Autoimmune Skin Disease- Symptoms, Causes, and Treatments

autoimmune skin diseases

The skin is the largest organ of the human body, and that’s why it’s more prone to autoimmune diseases. 

Autoimmune diseases happen when your body attacks its healthy tissues instead of harmful cells. These diseases can affect different parts of the body, including the skin. 

Let’s see how a low immune system or autoimmune disease disorder affects the skin, its symptoms and treatments.

Can Low Immune System Cause Skin Problems? 

Skin is a central player in the immune system as different skin cells identify and kill foreign invaders like viruses and certain bacteria. These skin cells continuously communicate with other cells in the body. Meaning, any change in the immune system will also affect the skin, mainly when the immune system attacks our normal body parts. 

In some cases, the skin is only affected by the immune system; however, the disorder can affect other body parts as well. As the skin is the visible organ of our body, it may be showing the first sign of a low immune system disorder.

Autoimmune Skin Conditions Symptoms  

  • Thickened, pitted, or ridged nails
  • Pink or red rashes
  • Scaly patches
  • Stiff and swollen joints
  • Itchy skin
  • Chronic fatigue
  • Blisters in the skin (with clear or milky fluid)
  • Skin inflammation
  • Skin scarring
  • Dry, cracked skin that may bleed or itch

Causes of Autoimmune Skin Diseases 

Why does autoimmune disease occur? It happens when our body’s immune system attacks its own healthy cells. Normally, our immune system produces antibodies against viruses, bacteria, and other foreign cells. If these antibodies attack healthy cells, they are known as autoantibodies. These autoantibodies sometimes also attack skin cells or tissues, and why this happens is still unknown. 

However, various reasons can cause a low immune system such as excessive exposure to UV rays, infections, hormonal imbalance, stress, certain foods, and medications. 

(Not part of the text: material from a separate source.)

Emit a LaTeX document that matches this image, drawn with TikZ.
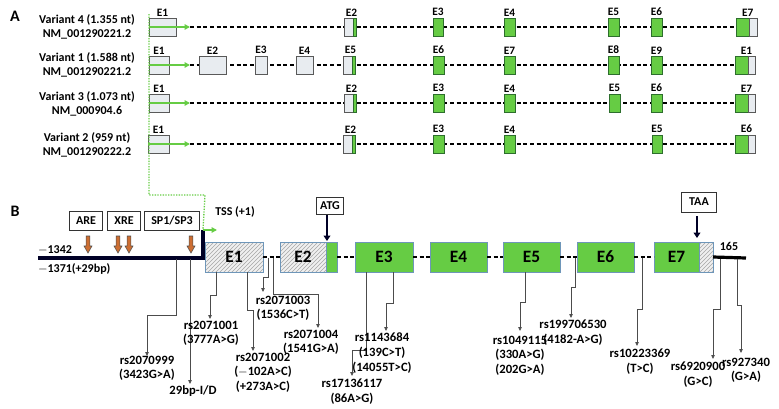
\documentclass[tikz,border=0pt]{standalone}
\usepackage{fontspec}
\setmainfont{Carlito}
\usetikzlibrary{patterns,backgrounds,arrows.meta,calc}
\definecolor{gx}{RGB}{102,204,68}
\definecolor{gb}{RGB}{45,110,45}
\definecolor{lg}{RGB}{232,236,240}
\definecolor{bb}{RGB}{110,150,185}
\definecolor{og}{RGB}{205,110,50}
\tikzset{
  x=0.75pt,y=-0.75pt,
  every node/.style={font=\bfseries\fontsize{9}{10.5}\selectfont, inner sep=0pt, outer sep=0pt},
  exw/.style={draw=gray!70!black, fill=lg, minimum height=18*0.75pt, anchor=west, line width=0.6pt},
  exg/.style={draw=gb, fill=gx, minimum height=18*0.75pt, anchor=west, line width=0.6pt},
  bw/.style={draw=bb, line width=0.7pt, minimum height=30*0.75pt, anchor=west, preaction={fill=gray!12}, pattern=north east lines, pattern color=gray!70, font=\bfseries\fontsize{13}{14}\selectfont},
  bg/.style={draw=bb, line width=0.7pt, fill=gx, minimum height=30*0.75pt, anchor=west, font=\bfseries\fontsize{13}{14}\selectfont},
  lbl/.style={font=\bfseries\fontsize{8.5}{9}\selectfont, anchor=south, yshift=1.5pt},
  intr/.style={line width=1.1pt, dash pattern=on 3pt off 2pt},
  tss/.style={-{Triangle[length=4pt,width=4pt]}, draw=gx, line width=1.4pt},
  lead/.style={draw=gray!60!black, line width=0.6pt, -{Triangle[length=3pt,width=2.6pt]}},
  snp/.style={font=\bfseries\fontsize{9.5}{11}\selectfont, align=center, anchor=north},
  pbox/.style={draw=black!80, fill=white, line width=0.6pt, minimum height=19*0.75pt, font=\bfseries\fontsize{9}{10}\selectfont},
  oarr/.style={draw=black!70, fill=og, line width=0.4pt},
}
\newcommand\ewx[5]{\node[exw, minimum width=(#3-#2)*0.75pt] (#1) at (#2,#4) {}; \node[lbl] at (#1.north) {#5};}
\newcommand\egx[5]{\node[exg, minimum width=(#3-#2)*0.75pt] (#1) at (#2,#4) {}; \node[lbl] at (#1.north) {#5};}
\newcommand\emx[6]{\node[exw, minimum width=(#3-#2)*0.75pt] (#1w) at (#2,#5) {}; \node[exg, minimum width=(#4-#3)*0.75pt] (#1) at (#3,#5) {}; \node[lbl] at ($(#1w.north)!0.5!(#1.north)$) {#6};}
\newcommand\gmx[6]{\node[exg, minimum width=(#3-#2)*0.75pt] (#1) at (#2,#5) {}; \node[exw, minimum width=(#4-#3)*0.75pt] (#1w) at (#3,#5) {}; \node[lbl] at ($(#1.north)!0.5!(#1w.north)$) {#6};}
\begin{document}
\begin{tikzpicture}
\useasboundingbox (0,0) rectangle (779,408);
\node[font=\bfseries\fontsize{12}{13}\selectfont] (A) at (15,16) {A};
\node[font=\bfseries\fontsize{12}{13}\selectfont] (B) at (15,211) {B};
% ---------- panel A ----------
\node[align=center] (v4) at (87,27) {Variant 4 (1.355 nt)\\NM\_001290221.2};
\node[align=center] (v1) at (87,65) {Variant 1 (1.588 nt)\\NM\_001290221.2};
\node[align=center] (v3) at (87,104) {Variant 3 (1.073 nt)\\NM\_000904.6};
\node[align=center] (v2) at (87,145) {Variant 2 (959 nt)\\NM\_001290222.2};
\ewx{r1e1}{149}{176}{27}{E1}
\emx{r1e2}{344}{353}{356}{27}{E2}
\egx{r1e3}{433}{443}{27}{E3}
\egx{r1e4}{504}{515}{27}{E4}
\egx{r1e5}{608}{619}{27}{E5}
\egx{r1e6}{651}{662}{27}{E6}
\gmx{r1e7}{736}{749}{757}{27}{E7}
\coordinate (r1a) at (190,27);
\ewx{r2e1}{149}{169}{65}{E1}
\ewx{r2e2}{199}{226}{65}{E2}
\ewx{r2e3}{255}{267}{65}{E3}
\ewx{r2e4}{296}{313}{65}{E4}
\emx{r2e5}{343}{352}{355}{65}{E5}
\egx{r2e6}{433}{444}{65}{E6}
\egx{r2e7}{504}{515}{65}{E7}
\egx{r2e8}{608}{619}{65}{E8}
\egx{r2e9}{651}{662}{65}{E9}
\gmx{r2e10}{735}{748}{755}{65}{E1}
\coordinate (r2a) at (190,65);
\ewx{r3e1}{149}{169}{103}{E1}
\emx{r3e2}{344}{353}{356}{103}{E2}
\egx{r3e3}{433}{444}{103}{E3}
\egx{r3e4}{504}{515}{103}{E4}
\egx{r3e5}{609}{620}{103}{E5}
\egx{r3e6}{651}{662}{103}{E6}
\gmx{r3e7}{735}{748}{755}{103}{E7}
\coordinate (r3a) at (190,103);
\ewx{r4e1}{148}{169}{144}{E1}
\emx{r4e2}{343}{352}{355}{144}{E2}
\egx{r4e3}{433}{444}{144}{E3}
\egx{r4e4}{504}{515}{144}{E4}
\egx{r4e5}{652}{662}{144}{E5}
\gmx{r4e6}{735}{748}{755}{144}{E6}
\coordinate (r4a) at (190,144);
\begin{scope}[on background layer]
\foreach \r/\l in {1/r1e7,2/r2e10,3/r3e7,4/r4e6}{
  \draw[intr] (r\r a) -- (\l.west);}
\end{scope}
\foreach \r in {1,2,3,4}{\draw[tss] (r\r e1.west) -- (r\r a);}
\coordinate (d0) at (149,14);
\coordinate (d1) at (149,195);
\coordinate (d2) at (205,195);
\coordinate (tssp) at (203,230);
\draw[gx, densely dotted, line width=1pt] (d0) -- (d1) -- (d2) -- (tssp);
% ---------- panel B ----------
\coordinate (p0) at (38,258);
\coordinate (p1) at (203,258);
\draw[line width=2.4pt, black!85!blue] (p0) -- (p1) -- (tssp);
\coordinate (tsse) at (217,230);
\draw[tss] (tssp) -- (tsse);
\node (tsst) at (235,212) {TSS (+1)};
\node[anchor=west] (m1342) at (38,250) {$-$1342};
\node[anchor=west] (m1371) at (38,269) {$-$1371(+29bp)};
\node[pbox, minimum width=33*0.75pt] (are) at (86,221) {ARE};
\node[pbox, minimum width=33*0.75pt] (xre) at (124,221) {XRE};
\node[pbox, minimum width=55*0.75pt] (sp) at (172,221) {SP1/SP3};
\foreach \x in {88,118,129,191}{
  \draw[oarr] (\x-1.8,236) -- (\x+1.8,236) -- (\x+1.8,246) -- (\x+4,246) -- (\x,253) -- (\x-4,246) -- (\x-1.8,246) -- cycle;}
\node[bw, minimum width=58*0.75pt] (b1) at (205,257) {E1};
\node[bw, minimum width=46*0.75pt] (b2) at (280,257) {E2};
\node[bg, minimum width=11*0.75pt] (b2g) at (326,257) {};
\node[bg, minimum width=58*0.75pt] (b3) at (355,257) {E3};
\node[bg, minimum width=57*0.75pt] (b4) at (430,257) {E4};
\node[bg, minimum width=57*0.75pt] (b5) at (503,257) {E5};
\node[bg, minimum width=57*0.75pt] (b6) at (577,257) {E6};
\node[bg, minimum width=45*0.75pt] (b7) at (654,257) {E7};
\node[bw, minimum width=14*0.75pt] (b7w) at (699,257) {};
\coordinate (tail) at (746,258);
\draw[line width=2.4pt] (b7w.east) -- (tail);
\node (n165) at (729,246) {165};
\draw[intr] (b1.east) -- (b2.west);
\draw[intr] (b2g.east) -- (b3.west);
\draw[intr] (b3.east) -- (b4.west);
\draw[intr] (b4.east) -- (b5.west);
\draw[intr] (b5.east) -- (b6.west);
\draw[intr] (b6.east) -- (b7.west);
\node[pbox, minimum width=27*0.75pt, minimum height=17*0.75pt] (atg) at (330,206) {ATG};
\node[pbox, minimum width=35*0.75pt, minimum height=20*0.75pt] (taa) at (699,202) {TAA};
\coordinate (atge) at (327,241);
\coordinate (taae) at (697,238);
\draw[-{Triangle[length=4pt,width=5pt]}, line width=1.8pt, black!85!blue] (327,215) -- (atge);
\draw[-{Triangle[length=4pt,width=5pt]}, line width=1.8pt, black!85!blue] (697,216) -- (taae);
% SNPs
\node[snp] (s1) at (147,356) {rs2070999\\(3423G>A)};
\draw[lead] (176,259) -- (176,315) -- (147,315) -- (s1.north);
\node[snp] (s2) at (193,386) {29bp-I/D};
\draw[lead] (190,259) -- (190,384);
\node[snp] (s3) at (211,321) {rs2071001\\(3777A>G)};
\draw[lead] (216,272) -- (216,295) -- (210,295) -- (210,319);
\node[snp] (s4) at (263,353) {rs2071002\\($-$102A>C)\\(+273A>C)};
\draw[lead] (247,272) -- (247,310) -- (253,310) -- (253,351);
\node[snp] (s5) at (283,296) {rs2071003\\(1536C>T)};
\draw[lead] (268,258) -- (268,277) -- (263,277) -- (263,292);
\node[snp] (s6) at (311,330) {rs2071004\\(1541G>A)};
\draw[lead] (273,258) -- (273,294) -- (318,294) -- (318,328);
\node[snp] (s7) at (352,379) {rs17136117\\(86A>G)};
\draw[lead] (366,272) -- (366,350) -- (352,350) -- (352,376);
\node[snp] (s8) at (382,333) {rs1143684\\(139C>T)\\(14055T>C)};
\draw[lead] (393,272) -- (393,303) -- (386,303) -- (386,331);
\node[snp] (s9) at (520,336) {rs1049115\\(330A>G)\\(202G>A)};
\draw[lead] (525,272) -- (525,302) -- (520,302) -- (520,331);
\node[snp] (s10) at (573,320) {rs199706530\\(4182-A>G)};
\draw[lead] (575,258) -- (575,287) -- (571,287) -- (571,318);
\node[snp] (s11) at (640,349) {rs10223369\\(T>C)};
\draw[lead] (642,258) -- (642,309) -- (637,309) -- (637,346);
\node[snp] (s12) at (698,362) {rs6920900\\(G>C)};
\draw[lead] (720,259) -- (720,309) -- (713,309) -- (713,359);
\node[snp] (s13) at (746,358) {rs927340\\(G>A)};
\draw[lead] (737,259) -- (737,305) -- (741,305) -- (741,353);
\end{tikzpicture}
\end{document}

Types of Autoimmune Skin Conditions 

Dermatitis Herpetiformis

Dermatitis herpetiformis is a chronic autoimmune disease that occurs in reaction to eating food containing gluten (a protein present in wheat and rye). This skin condition is related to Celiac autoimmune disease, which damages the intestine when you take gluten into your diet.  

Dermatitis herpetiformis usually happens to people between 30 to 40 and shows signs such as extremely itchy blisters and red bumps on the knees, buttocks, elbows, and scalp. 


Pemphigoid is a rare autoimmune disorder where blisters form in the skin. The most common pemphigoid is called bullous pemphigoid. This usually occurs in people above the age of 70.

Symptoms of bullous pemphigoid include itchy, firm blisters on any area of the skin, including the genitals and the mouth.


A very common autoimmune skin disease that affects about 3% of adults in the U.S. In this condition, patches start growing on the skin too quickly. 

The most common type of psoriasis is called plaque psoriasis where red patches with thick white scales usually form on the elbows, knees, lower back, and scalp.

Treatments for Autoimmune Skin Diseases 

  • Rituximab targets specific parts of the immune system and reduces inflammation. It involves regular physician monitoring.
  • Immunosuppressive and immunomodulatory medications- The intake of these medications changes the immune system response as well as control the inflammatory effects of the autoimmune disease. 
  • Intravenous immunoglobulin involves a purified blood product containing healthy antibodies. This treatment reduces or prevents the severity of infections in people with a weak immune system. Intravenous immunoglobulin therapy also neutralizes antibodies attacking the person’s body. It may require repeat infusions.

The Bottom Line

Autoimmune diseases can affect the skin and show different symptoms such as red rashes, scaly patches, and itchy skin. It’s advised to see your physician for the proper diagnosis and treatment of autoimmune skin conditions.